Summon Undead I-IX (Sp): Like Summoners, Necromancers gain the ability to summon creatures other than their Companions. Unlike Summoners, these are not drawn from the Summon Monster list, but rather a discrete list of undead creatures available to the Necromancer. A Necromancer may use this ability a number of times per day equal to 3 + her Wisdom modifier, but is cast as a standard action like the Summoner's Summon Monster class feature. Normally, the same restrictions also apply a Necromancer with their Companion active or summoned (depending on their Companion type) may not use this ability. However, a Necromancer does gain the ability to spontaneously cast these Summon Undead spells. At the cost of both one daily use of this ability and a spell per day of an equivalent or higher spell slot, a Necromancer may cast this spell as a full-round action.

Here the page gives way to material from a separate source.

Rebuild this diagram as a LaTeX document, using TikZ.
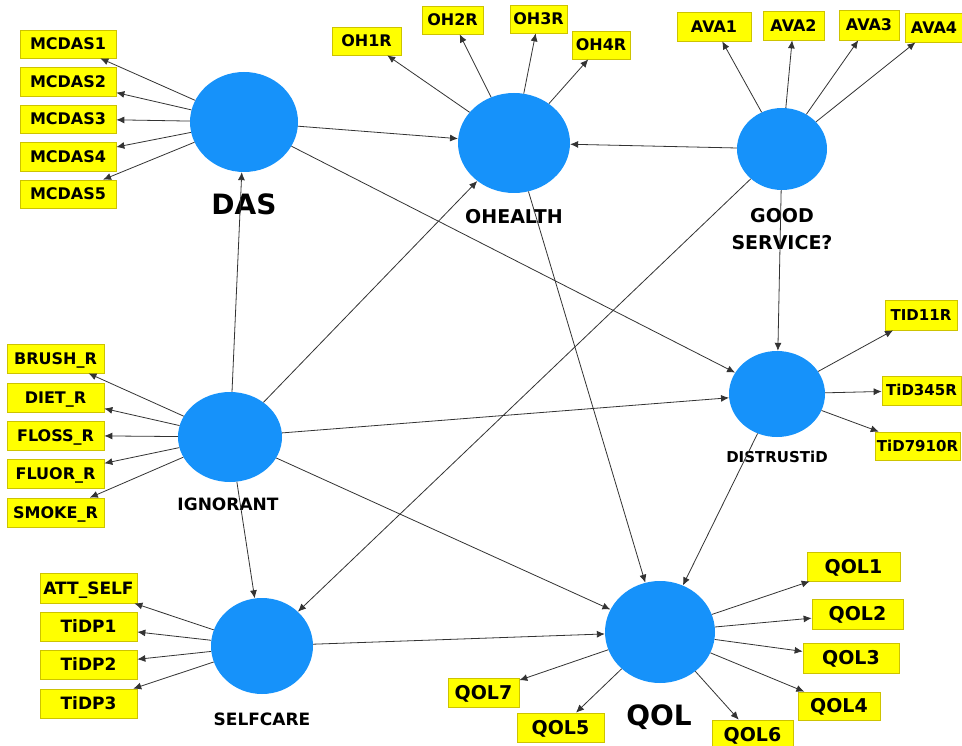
\documentclass[tikz,border=0pt]{standalone}
\usepackage{fontspec}
\setmainfont{DejaVu Sans}
\usetikzlibrary{shapes.geometric,arrows.meta}
\definecolor{lblue}{RGB}{22,146,250}
\definecolor{ybox}{RGB}{255,255,0}
\definecolor{yedge}{RGB}{205,195,0}
\newcommand\myfs[1]{\fontsize{#1}{#1}\selectfont}
\begin{document}
\begin{tikzpicture}[x=1pt,y=-1pt,
  lat/.style={ellipse, fill=lblue, draw=none, inner sep=0pt},
  indbox/.style={rectangle, fill=ybox, draw=yedge, line width=0.7pt, inner sep=0pt, text depth=0pt, align=center},
  indA/.style={indbox, font=\bfseries\myfs{16}, text height=11.7pt},
  indB/.style={indbox, font=\bfseries\myfs{15}, text height=10.9pt},
  indC/.style={indbox, font=\bfseries\myfs{17}, text height=12.4pt},
  indD/.style={indbox, font=\bfseries\myfs{19}, text height=13.9pt},
  latlbl/.style={anchor=base, inner sep=0pt, font=\bfseries},
  conn/.style={draw=black!80, line width=0.8pt, -{Latex[length=8pt,width=7pt]}}]
\useasboundingbox (0,0) rectangle (962,746);
\fill[white] (0,0) rectangle (962,746);

% latent variables
\node[lat, minimum width=108pt, minimum height=100pt] (das) at (244,122) {};
\node[lat, minimum width=112pt, minimum height=100pt] (oh) at (514,143) {};
\node[lat, minimum width=90pt, minimum height=82pt] (gs) at (782,149) {};
\node[lat, minimum width=104pt, minimum height=90pt] (ign) at (230,437) {};
\node[lat, minimum width=96pt, minimum height=86pt] (dis) at (777,394) {};
\node[lat, minimum width=102pt, minimum height=96pt] (sc) at (262,646) {};
\node[lat, minimum width=110pt, minimum height=102pt] (qol) at (660,632) {};

% latent labels
\node[latlbl, font=\bfseries\myfs{28}] (ldas) at (244,215) {DAS};
\node[latlbl, font=\bfseries\myfs{19}] (loh) at (514,224) {OHEALTH};
\node[latlbl, font=\bfseries\myfs{19}] (lgs1) at (782,223) {GOOD};
\node[latlbl, font=\bfseries\myfs{19}] (lgs2) at (782,250) {SERVICE?};
\node[latlbl, font=\bfseries\myfs{17}] (lign) at (228,510) {IGNORANT};
\node[latlbl, font=\bfseries\myfs{15}] (ldis) at (777,462) {DISTRUSTiD};
\node[latlbl, font=\bfseries\myfs{17}] (lsc) at (262,725) {SELFCARE};
\node[latlbl, font=\bfseries\myfs{28}] (lqol) at (659,725) {QOL};

% indicators
\node[indA, minimum width=96pt, minimum height=28pt] (m1) at (68,44) {MCDAS1};
\node[indA, minimum width=96pt, minimum height=29pt] (m2) at (68,81.5) {MCDAS2};
\node[indA, minimum width=96pt, minimum height=28pt] (m3) at (68,119) {MCDAS3};
\node[indA, minimum width=96pt, minimum height=29pt] (m4) at (68,156.5) {MCDAS4};
\node[indA, minimum width=96pt, minimum height=28pt] (m5) at (68,194) {MCDAS5};

\node[indA, minimum width=69pt, minimum height=28pt] (o1) at (366.5,41) {OH1R};
\node[indA, minimum width=61pt, minimum height=28pt] (o2) at (452.5,20) {OH2R};
\node[indA, minimum width=57pt, minimum height=28pt] (o3) at (538.5,19) {OH3R};
\node[indA, minimum width=58pt, minimum height=28pt] (o4) at (601,45) {OH4R};

\node[indA, minimum width=74pt, minimum height=29pt] (a1) at (714,26.5) {AVA1};
\node[indA, minimum width=61pt, minimum height=29pt] (a2) at (793.5,25.5) {AVA2};
\node[indA, minimum width=60pt, minimum height=30pt] (a3) at (869,25) {AVA3};
\node[indA, minimum width=58pt, minimum height=29pt] (a4) at (934,27.5) {AVA4};

\node[indA, minimum width=97pt, minimum height=29pt] (b1) at (55.5,358.5) {BRUSH\_R};
\node[indA, minimum width=97pt, minimum height=29pt] (b2) at (55.5,397.5) {DIET\_R};
\node[indA, minimum width=97pt, minimum height=29pt] (b3) at (55.5,435.5) {FLOSS\_R};
\node[indA, minimum width=97pt, minimum height=29pt] (b4) at (55.5,473.5) {FLUOR\_R};
\node[indA, minimum width=97pt, minimum height=29pt] (b5) at (55.5,512.5) {SMOKE\_R};

\node[indB, minimum width=72pt, minimum height=30pt] (t1) at (921,315) {TID11R};
\node[indB, minimum width=79pt, minimum height=29pt] (t2) at (921.5,390.5) {TiD345R};
\node[indB, minimum width=85pt, minimum height=28pt] (t3) at (917.5,446) {TiD7910R};

\node[indC, minimum width=97pt, minimum height=30pt] (s1) at (88.5,588) {ATT\_SELF};
\node[indC, minimum width=97pt, minimum height=29pt] (s2) at (88.5,626.5) {TiDP1};
\node[indC, minimum width=97pt, minimum height=29pt] (s3) at (88.5,664.5) {TiDP2};
\node[indC, minimum width=97pt, minimum height=29pt] (s4) at (88.5,703.5) {TiDP3};

\node[indD, minimum width=93pt, minimum height=29pt] (q1) at (853.5,566.5) {QOL1};
\node[indD, minimum width=91pt, minimum height=30pt] (q2) at (857.5,614) {QOL2};
\node[indD, minimum width=96pt, minimum height=30pt] (q3) at (851,658) {QOL3};
\node[indD, minimum width=82pt, minimum height=28pt] (q4) at (839,706) {QOL4};
\node[indD, minimum width=71pt, minimum height=29pt] (q7) at (483.5,692.5) {QOL7};
\node[indD, minimum width=87pt, minimum height=29pt] (q5) at (560.5,727.5) {QOL5};
\node[indD, minimum width=81pt, minimum height=30pt] (q6) at (752.5,735) {QOL6};

% measurement arrows
\foreach \t in {m1,m2,m3,m4,m5} \draw[conn] (das) -- (\t);
\foreach \t in {o1,o2,o3,o4} \draw[conn] (oh) -- (\t);
\foreach \t in {a1,a2,a3,a4} \draw[conn] (gs) -- (\t);
\foreach \t in {b1,b2,b3,b4,b5} \draw[conn] (ign) -- (\t);
\foreach \t in {t1,t2,t3} \draw[conn] (dis) -- (\t);
\foreach \t in {s1,s2,s3,s4} \draw[conn] (sc) -- (\t);
\foreach \t in {q1,q2,q3,q4,q5,q6,q7} \draw[conn] (qol) -- (\t);

% structural paths
\draw[conn] (ign) -- (das);
\draw[conn] (das) -- (oh);
\draw[conn] (das) -- (dis);
\draw[conn] (gs) -- (oh);
\draw[conn] (gs) -- (dis);
\draw[conn] (gs) -- (sc);
\draw[conn] (ign) -- (oh);
\draw[conn] (ign) -- (dis);
\draw[conn] (ign) -- (sc);
\draw[conn] (ign) -- (qol);
\draw[conn] (oh) -- (qol);
\draw[conn] (dis) -- (qol);
\draw[conn] (sc) -- (qol);
\end{tikzpicture}
\end{document}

Undead created by this ability are summoned creatures and susceptible to all the same effects. They last for 1 minute/level, and crumble away to dust at the conclusion of their summoning effect.

A Necromancer cannot treat Summon Monster I-IX as being on her spell list for the purposes of spell trigger or spell completion items, nor may she expend uses to fulfill the construction requirements of magic items she creates.


The issue of course is that while Ectoplasmic Necromancers essentially progress as normal Summoners (but with some slightly altered features and an intended rework of their spell list), Fleshcrafter Necromancers might be more appropriately termed a new class based on the Summoner chassis. So, I suppose the question at hand is this:

Should I split this into the Necromancer archetype and a new class based on the Summoner for the Fleshcrafter line? And does this look reasonable? I realize the Fleshcrafter gets access to substantially more power than the base Summoner, but I tried to mitigate that a bit both with the gold cost associated with that power and the possibility of loss, as well as the cap on bonus EP. Still though, I think it might be too powerful - perhaps a lower bonus cap or a higher cost per bonus EP?

I really like this idea!, and the first suggestion that jumps out at me is that Ectoplasmic alone with maybe one or more little flavor tweaks would be a nice archetype, but the Fleshcrafted seems more like something for a prestige class. Maybe flavored as having an ectoplasmic Eidolon possessing a fleshcrafted body to gain other things?

Thealtruistorc
2014-09-15, 07:51 PM
Neat-o, but in all honesty the summon undead ability seems kinda underwhelming at present. I suggest replacing it with the blighter ability that applies the skeleton or zombie template to whatever you summon, and add some other undead (allips, wights, etc.) to the summon list. At that point you will really have something good.